Like Paul (think especially of the transition from Romans 6 to 7), Calvin emphasized that we cannot embrace Christ for justification without at the same time embracing him for our sanctification. We don't just receive a gift, or even many gifts, but Christ himself by faith. We are united to him. He is the eschatological forerunner, head, Vine, and source for the new creation to which we now belong. The Spirit unites us to Christ by the gospel and the gospel is not only the good news that we are justified, but the good news that the Lord Christ has conquered the dominion of sin and we have been baptized into his death and resurrection. So the gospel is always the source of our sanctification, but the gospel includes freedom from both the guilt and tyranny of our sins.

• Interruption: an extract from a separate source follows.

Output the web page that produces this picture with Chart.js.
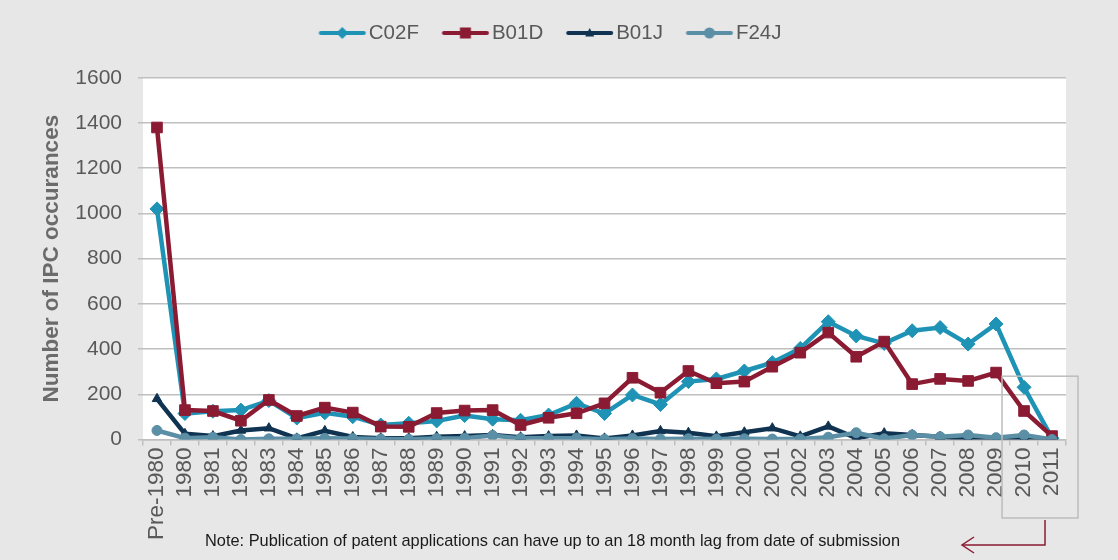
<!DOCTYPE html>
<html>
<head>
<meta charset="utf-8">
<title>IPC occurances</title>
<script src="https://cdn.jsdelivr.net/npm/chart.js@4.4.0/dist/chart.umd.min.js"></script>
<style>
  html, body { margin: 0; padding: 0; background: #e7e7e8; }
  #wrap { width: 1118px; height: 560px; position: relative; }
</style>
</head>
<body>
<div id="wrap"><canvas id="chart"></canvas></div>
<script>
// Data
const categories = ['Pre-1980', '1980', '1981', '1982', '1983', '1984', '1985', '1986', '1987', '1988',
    '1989', '1990', '1991', '1992', '1993', '1994', '1995', '1996', '1997', '1998', '1999', '2000',
    '2001', '2002', '2003', '2004', '2005', '2006', '2007', '2008', '2009', '2010', '2011'];
const c02fValues = [1020, 115, 125, 130, 172, 95, 118, 101, 64, 72, 82, 106, 90, 85, 108, 160, 115,
    197, 155, 256, 268, 303, 340, 403, 521, 458, 425, 481, 495, 422, 511, 231, 6];
const b01dValues = [1380, 130, 126, 83, 175, 104, 141, 119, 57, 56, 117, 128, 130, 64, 96, 116, 160,
    273, 207, 303, 249, 256, 322, 384, 473, 366, 433, 245, 268, 259, 296, 126, 15];
const b01jValues = [180, 25, 15, 40, 50, 5, 38, 11, 6, 6, 12, 15, 20, 10, 15, 18, 5,
    18, 38, 30, 14, 32, 50, 14, 58, 6, 28, 20, 12, 2, 0, 2, 0];
const f24jValues = [40, 6, 10, 0, 3, 3, 5, 4, 2, 1, 4, 6, 18, 5, 6, 6, 1,
    4, 2, 3, 2, 3, 2, 2, 10, 30, 3, 20, 12, 20, 8, 20, 0];
const seriesNames = ['C02F', 'B01D', 'B01J', 'F24J'];
const yTitle = 'Number of IPC occurances';
const noteText = 'Note: Publication of patent applications can have up to an 18 month lag from date of submission';

const FONT = '"Liberation Sans", Arial, Helvetica, sans-serif';
const TEXT_GREY = '#595959';
const GRID_GREY = '#bfbfbf';
const colors = ['#1f93b5', '#8b1b33', '#0f3350', '#5b8fa6'];
const markers = ['rectRot', 'rect', 'triangle', 'circle'];

// small line + marker image for the legend
function legendSymbol(color, style) {
    const c = document.createElement('canvas');
    c.width = 56;
    c.height = 16;
    const ctx = c.getContext('2d');
    const cx = 31.75, cy = 8;
    ctx.strokeStyle = color;
    ctx.fillStyle = color;
    ctx.lineWidth = 4;
    ctx.lineCap = 'round';
    ctx.beginPath();
    ctx.moveTo(10.25, cy);
    ctx.lineTo(53.25, cy);
    ctx.stroke();
    ctx.beginPath();
    if (style === 'rectRot') {
        ctx.moveTo(cx - 6, cy); ctx.lineTo(cx, cy - 6); ctx.lineTo(cx + 6, cy); ctx.lineTo(cx, cy + 6);
    } else if (style === 'rect') {
        ctx.rect(cx - 5.5, cy - 5.5, 11, 11);
    } else if (style === 'triangle') {
        ctx.moveTo(cx - 4.5, cy + 3.5); ctx.lineTo(cx, cy - 5); ctx.lineTo(cx + 4.5, cy + 3.5);
    } else {
        ctx.arc(cx, cy, 5.5, 0, Math.PI * 2);
    }
    ctx.closePath();
    ctx.fill();
    return c;
}
const legendSymbols = colors.map((c, i) => legendSymbol(c, markers[i]));

// white plot area
const plotBackground = {
    id: 'plotBackground',
    beforeDraw(chart) {
        const { ctx, chartArea: a } = chart;
        ctx.save();
        ctx.fillStyle = '#ffffff';
        ctx.fillRect(a.left, a.top, a.right - a.left, a.bottom - a.top);
        ctx.restore();
    }
};

// extra room under the legend
const legendSpacer = {
    id: 'legendSpacer',
    afterInit(chart) {
        const legend = chart.legend;
        const fit = legend.fit;
        legend.fit = function () {
            fit.call(this);
            this.height += 24.5;
        };
    }
};

// box round the last two years, arrow and note
const annotations = {
    id: 'annotations',
    afterDraw(chart) {
        const { ctx, chartArea: a, scales: { x, y } } = chart;
        const xA = x.getPixelForValue(categories.length - 2);
        const xB = x.getPixelForValue(categories.length - 1);
        const boxTop = y.getPixelForValue(280);
        const boxBottom = a.bottom + 78.5;
        ctx.save();
        ctx.strokeStyle = '#bdbdbd';
        ctx.lineWidth = 1.5;
        ctx.strokeRect(xA - 22, boxTop, (xB + 26) - (xA - 22), boxBottom - boxTop);

        const ax = xB - 7;
        const ay = a.bottom + 105.5;
        ctx.strokeStyle = '#8b1b33';
        ctx.lineWidth = 1.5;
        ctx.beginPath();
        ctx.moveTo(ax, boxBottom + 2);
        ctx.lineTo(ax, ay);
        ctx.lineTo(ax - 83, ay);
        ctx.stroke();
        ctx.beginPath();
        ctx.moveTo(ax - 71, ay - 8);
        ctx.lineTo(ax - 83, ay);
        ctx.lineTo(ax - 71, ay + 8);
        ctx.stroke();

        ctx.fillStyle = '#1a1a1a';
        ctx.font = '17px ' + FONT;
        ctx.textBaseline = 'middle';
        ctx.textAlign = 'left';
        ctx.fillText(noteText, a.left + 62, a.bottom + 102, 695);
        ctx.restore();
    }
};

const valueSets = [c02fValues, b01dValues, b01jValues, f24jValues];
const drawOrder = [2, 1, 3, 0];
const pointRadii = [7, 7.5, 5.5, 5];

const datasets = seriesNames.map((name, i) => ({
    label: name,
    data: valueSets[i],
    borderColor: colors[i],
    backgroundColor: colors[i],
    borderWidth: 4.5,
    pointStyle: markers[i],
    pointRadius: pointRadii[i],
    pointBorderWidth: 1,
    pointHoverRadius: pointRadii[i],
    tension: 0,
    order: drawOrder[i]
}));

new Chart(document.getElementById('chart'), {
    type: 'line',
    data: { labels: categories, datasets: datasets },
    plugins: [plotBackground, legendSpacer, annotations],
    options: {
        responsive: true,
        maintainAspectRatio: false,
        animation: false,
        layout: { padding: { left: 34, right: 52, top: 0, bottom: 0 } },
        plugins: {
            tooltip: { enabled: false },
            legend: {
                position: 'top',
                align: 'center',
                labels: {
                    usePointStyle: true,
                    pointStyleWidth: 40,
                    padding: 22.75,
                    color: TEXT_GREY,
                    font: { size: 20.5, family: FONT },
                    generateLabels: chart => chart.data.datasets.map((ds, i) => ({
                        text: ds.label,
                        pointStyle: legendSymbols[i],
                        fillStyle: ds.borderColor,
                        strokeStyle: ds.borderColor,
                        lineWidth: 0,
                        fontColor: TEXT_GREY,
                        hidden: !chart.isDatasetVisible(i),
                        datasetIndex: i
                    }))
                }
            }
        },
        scales: {
            x: {
                offset: true,
                grid: {
                    display: true,
                    drawOnChartArea: false,
                    drawTicks: true,
                    tickLength: 6,
                    offset: true,
                    color: GRID_GREY,
                    lineWidth: 1.5
                },
                border: { display: true, color: GRID_GREY, width: 1.5 },
                ticks: {
                    autoSkip: false,
                    maxRotation: 90,
                    minRotation: 90,
                    padding: 2,
                    color: TEXT_GREY,
                    font: { size: 22.5, family: FONT }
                },
                afterFit(scale) { scale.height = 120.5; }
            },
            y: {
                min: 0,
                max: 1600,
                ticks: {
                    stepSize: 200,
                    padding: 16,
                    color: TEXT_GREY,
                    font: { size: 21, family: FONT },
                    callback: value => String(value)
                },
                grid: { color: GRID_GREY, lineWidth: 1.5, tickLength: 5 },
                border: { display: false },
                title: {
                    display: true,
                    text: yTitle,
                    color: '#6b6b6b',
                    font: { size: 22.5, weight: 'bold', family: FONT },
                    padding: { top: 4.5, bottom: 0 }
                },
                afterFit(scale) { scale.width = 109; }
            }
        }
    }
});
</script>
</body>
</html>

But some among us suggest that because we receive justification and sanctification in union with Christ, there is no logical dependence of the latter on the former. I don't find that anywhere in the relevant scriptural passages or in the exegesis offered by the Reformers, the confessions and catechisms, and the Puritans.  Reformed theology certainly teaches that justification provides the secure legal basis for our growing and maturing relationship with Christ (i.e., sanctification).  At the same time, we're always returning to Christ for both.  So we have to resist the false choice between union with Christ or justification.  As much as Calvin referred to the former, he still calls justification "the main hinge on which religion turns," "the primary article," etc..  That runs straight through all of the great spiritual writings, sermons, and treatises of the Reformed tradition.


In the recent discussions at the Ref21 blog, Rick Phillips clarified that "Justification is logically prior to progressive sanctification." When you say that justification is logically prior to sanctification, are you speaking of definitive or progressive sanctification?


The idea of definitive sanctification (distinct from regeneration or progressive sanctification) was first proposed by John Murray.  I agree completely with his interpretation of the passages that lead him to this position, but think it can still be covered under the new birth.  If that's the case, then yes, the new birth precedes justification logically.  However, sanctification in no sense (however defined) is logically prior to justification, which would lead basically to Rome's position (justification as the outcome of sanctification).


To be continued…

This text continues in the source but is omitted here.